On Micro-Transitions and a Sense of Momentum

Today’s snippet comes from my desire to figure out how I work best.

A micro-transition is any time during my day when I’m shifting from one state to another. For example, the transition from waking up to starting my morning routine or the transition between finishing lunch and getting back to work. There are a handful of these transitions that happen throughout the day that when handled correctly often have an inordinately huge impact on how productive I feel.

Focusing on these micro-transitions makes it less daunting to try improving larger aspects of my life. Instead of feeling like I have to nail the 4–5 aspects of my morning routine everyday I’ve learned that if I simply focus on the micro-transition of minimizing the time between my eyes opening and me standing in front of my coffee maker everything else tends to take care of itself. Once I’ve got the coffee process going I know the rest of the morning is going to be okay. If I wake up and then fiddle around with my phone in bed then I know I’ve messed up.

Another micro-transition I’ve been practicing is how I spend the first ten minutes after lunch. My inclination is to open Twitter or Reddit and find something to read. However, if I instead take those ten minutes getting organized or writing the rest of the day tends to go much better. It’s when I get sucked into a mindless browsing spiral immediately after lunch that I get frustrated with myself.

I may have buried the lede here but I think this concept can be extrapolated to organizations and teams, too. Obviously, each person in an organization has to deal with micro-transitions similar to the ones I described earlier but there’s a version of these that collectives experience.
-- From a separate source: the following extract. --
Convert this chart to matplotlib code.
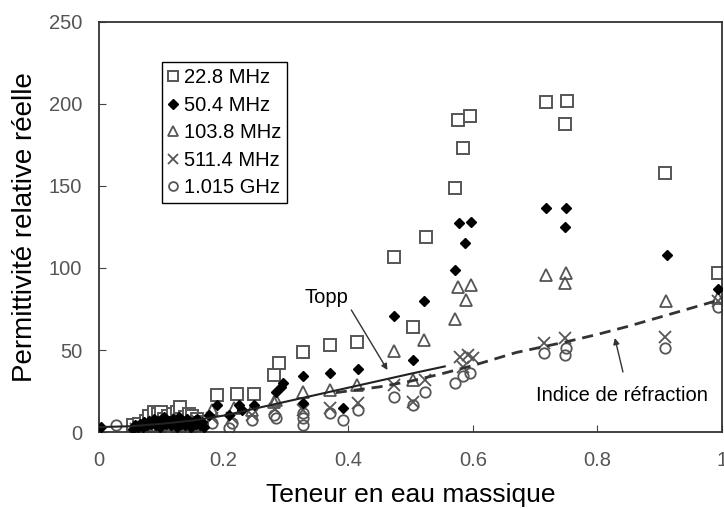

How does a team manage the transition from being in a meeting to getting back to work? How does a team manage the transition from the end of the weekend to Monday morning? Or from the end of a workshop to the first day after a workshop? There’s a line that needs to be traversed between celebrating feelings of progress (“That was a great meeting,” or “We crushed phase one of this project”) and keeping the momentum going over time. The most successful projects I’ve worked on have a steadily increasing level of momentum (often with a final spike right at the end) whereas the worst projects experienced extreme variations in momentum with often a final burst of panic at the end. Teams who manage their micro-transitions keep momentum building whereas teams who do a poor job optimizing transitions don’t.

We can experiment with creating structure in our environment or developing habits within our own minds to take the actions we know we need to take. The key is to focus on the micro-transition (just open our eyes and get to the coffee) and not the overall intention (have a killer morning routine). It may take some time to land on the behavior that unlocks this shift but it doesn’t have to be a mystery — it just needs to be uncovered through experimentation and self-reflection.